Well, in some time zones. I'm not going to post for a little while, but I wanted to write this down so I remember my goal and have people holding me to it.

So, my younger brother, the one who is married to the sister-in-law who is also writing a novel, just moved to California. He's at his dream job, working for Apple. Well, they're sending him on a recruiting trip as someone who did a summer internship and then got a job offer afterwards. The recruiting trip happens to be back here.

So, that happens September 21-3. In December, his wife gave me a copy of her manuscript to mark up and read to my heart's content and I told her she would have a copy of mine. I just hoped to have it finished before now since they moved a couple of weeks ago. Well, I'm going to make sure that my brother doesn't get on his return flight without a copy of my manuscript.

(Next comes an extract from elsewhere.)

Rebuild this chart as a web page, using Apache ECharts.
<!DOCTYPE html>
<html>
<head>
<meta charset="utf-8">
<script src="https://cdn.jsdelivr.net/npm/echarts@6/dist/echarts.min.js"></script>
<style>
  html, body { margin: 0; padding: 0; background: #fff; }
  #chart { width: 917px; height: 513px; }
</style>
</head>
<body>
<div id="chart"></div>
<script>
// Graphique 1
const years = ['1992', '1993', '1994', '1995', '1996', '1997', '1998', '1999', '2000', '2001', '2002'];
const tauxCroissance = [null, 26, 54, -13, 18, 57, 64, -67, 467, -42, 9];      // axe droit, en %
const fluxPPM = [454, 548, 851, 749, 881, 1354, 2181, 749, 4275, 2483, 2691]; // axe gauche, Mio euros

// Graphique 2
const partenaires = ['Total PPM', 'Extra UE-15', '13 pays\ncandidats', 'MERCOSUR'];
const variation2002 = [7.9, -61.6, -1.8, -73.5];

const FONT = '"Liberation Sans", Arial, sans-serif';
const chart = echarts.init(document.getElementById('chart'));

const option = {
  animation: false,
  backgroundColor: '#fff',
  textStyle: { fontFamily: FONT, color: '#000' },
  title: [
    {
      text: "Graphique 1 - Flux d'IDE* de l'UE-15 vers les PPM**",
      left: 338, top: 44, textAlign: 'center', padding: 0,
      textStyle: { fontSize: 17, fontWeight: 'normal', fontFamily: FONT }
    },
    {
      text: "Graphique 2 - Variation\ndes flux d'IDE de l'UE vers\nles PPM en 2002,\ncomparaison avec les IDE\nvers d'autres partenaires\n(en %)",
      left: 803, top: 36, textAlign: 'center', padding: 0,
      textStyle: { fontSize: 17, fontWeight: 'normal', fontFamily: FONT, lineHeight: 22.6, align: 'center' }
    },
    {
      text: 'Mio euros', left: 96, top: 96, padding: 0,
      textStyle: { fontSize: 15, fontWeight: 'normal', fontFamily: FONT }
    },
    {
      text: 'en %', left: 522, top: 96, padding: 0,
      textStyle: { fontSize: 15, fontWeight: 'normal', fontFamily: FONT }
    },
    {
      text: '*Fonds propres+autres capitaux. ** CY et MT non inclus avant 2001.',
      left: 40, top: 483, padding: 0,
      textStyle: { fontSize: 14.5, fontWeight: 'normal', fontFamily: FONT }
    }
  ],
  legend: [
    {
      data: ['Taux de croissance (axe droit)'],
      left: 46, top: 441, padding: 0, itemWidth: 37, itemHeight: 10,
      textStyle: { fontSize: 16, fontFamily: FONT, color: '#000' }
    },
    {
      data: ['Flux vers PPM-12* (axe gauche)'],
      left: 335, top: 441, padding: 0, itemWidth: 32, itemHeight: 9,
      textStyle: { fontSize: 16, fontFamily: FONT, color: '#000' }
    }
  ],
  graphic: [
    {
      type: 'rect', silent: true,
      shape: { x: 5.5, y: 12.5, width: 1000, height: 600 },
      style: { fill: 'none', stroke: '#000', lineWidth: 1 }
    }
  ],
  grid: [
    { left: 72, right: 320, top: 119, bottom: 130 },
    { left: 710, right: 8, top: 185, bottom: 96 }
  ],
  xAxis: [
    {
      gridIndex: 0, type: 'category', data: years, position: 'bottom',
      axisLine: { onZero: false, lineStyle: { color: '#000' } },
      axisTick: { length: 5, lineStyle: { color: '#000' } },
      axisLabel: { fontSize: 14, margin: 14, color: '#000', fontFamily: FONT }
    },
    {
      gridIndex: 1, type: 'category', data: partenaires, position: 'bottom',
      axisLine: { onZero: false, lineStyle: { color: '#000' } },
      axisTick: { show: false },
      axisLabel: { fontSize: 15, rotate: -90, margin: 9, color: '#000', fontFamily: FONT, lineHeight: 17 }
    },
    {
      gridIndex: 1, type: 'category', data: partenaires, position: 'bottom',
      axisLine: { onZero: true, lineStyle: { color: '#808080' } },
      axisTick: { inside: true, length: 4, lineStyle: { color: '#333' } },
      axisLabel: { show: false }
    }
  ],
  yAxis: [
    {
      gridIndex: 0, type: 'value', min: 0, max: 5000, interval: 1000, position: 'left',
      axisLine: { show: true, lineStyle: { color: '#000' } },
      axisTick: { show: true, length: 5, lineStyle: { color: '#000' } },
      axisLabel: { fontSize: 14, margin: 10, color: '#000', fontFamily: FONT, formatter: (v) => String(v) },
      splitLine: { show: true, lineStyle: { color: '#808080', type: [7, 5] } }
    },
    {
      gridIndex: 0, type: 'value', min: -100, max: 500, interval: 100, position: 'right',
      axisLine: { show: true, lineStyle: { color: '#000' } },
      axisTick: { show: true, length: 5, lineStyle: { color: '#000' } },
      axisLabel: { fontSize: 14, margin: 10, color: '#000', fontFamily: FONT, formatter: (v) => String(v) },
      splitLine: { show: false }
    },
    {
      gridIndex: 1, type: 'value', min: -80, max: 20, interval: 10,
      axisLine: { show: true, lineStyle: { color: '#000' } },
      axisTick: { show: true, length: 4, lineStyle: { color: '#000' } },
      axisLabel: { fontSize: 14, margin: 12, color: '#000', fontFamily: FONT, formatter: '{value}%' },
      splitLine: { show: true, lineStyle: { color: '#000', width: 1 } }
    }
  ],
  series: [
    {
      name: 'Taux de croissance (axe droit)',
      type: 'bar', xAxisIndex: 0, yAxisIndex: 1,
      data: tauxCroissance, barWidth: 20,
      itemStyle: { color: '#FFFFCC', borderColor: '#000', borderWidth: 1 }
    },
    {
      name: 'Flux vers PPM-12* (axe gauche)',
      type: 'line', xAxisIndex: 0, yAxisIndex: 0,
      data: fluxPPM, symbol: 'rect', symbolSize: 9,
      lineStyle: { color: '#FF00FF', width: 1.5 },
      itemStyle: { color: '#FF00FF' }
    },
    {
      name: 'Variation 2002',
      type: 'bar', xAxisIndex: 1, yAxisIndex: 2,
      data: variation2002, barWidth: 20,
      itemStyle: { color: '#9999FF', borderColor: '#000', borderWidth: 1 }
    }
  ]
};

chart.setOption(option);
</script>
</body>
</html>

So that's the drop-dead date. September 23, I have to have this done. I don't think it's impossible. :)

Never-ending story

(Cue the aaaahs. If I had the ability to post the techno remix that I have on a different computer, I would.)

Anyway, so it's now official. My longer than Twilight. I swore to myself that I would stop by now, but it's all about the chowdah that I was talking about before.

Case in point: I was finishing writing up the scene in which Ella and Anna make up. Then I remembered that I'd started writing the argument and never really finished it. So I had to go back and 2,000 words later, the later scene made sense.

In terms of actual book plot, I just finished the scene that's three scenes away from the ending. On the other hand, I have to back through and make sure I didn't leave anything from my synopsis out and make sure that I don't have sudden leaps in logic like "YES! THE KILLER IS THE BUTLER!" "Um, Ish, they don't have a butler." "Yes, they do! It's mentioned in...oh, I cut that scene, didn't I?"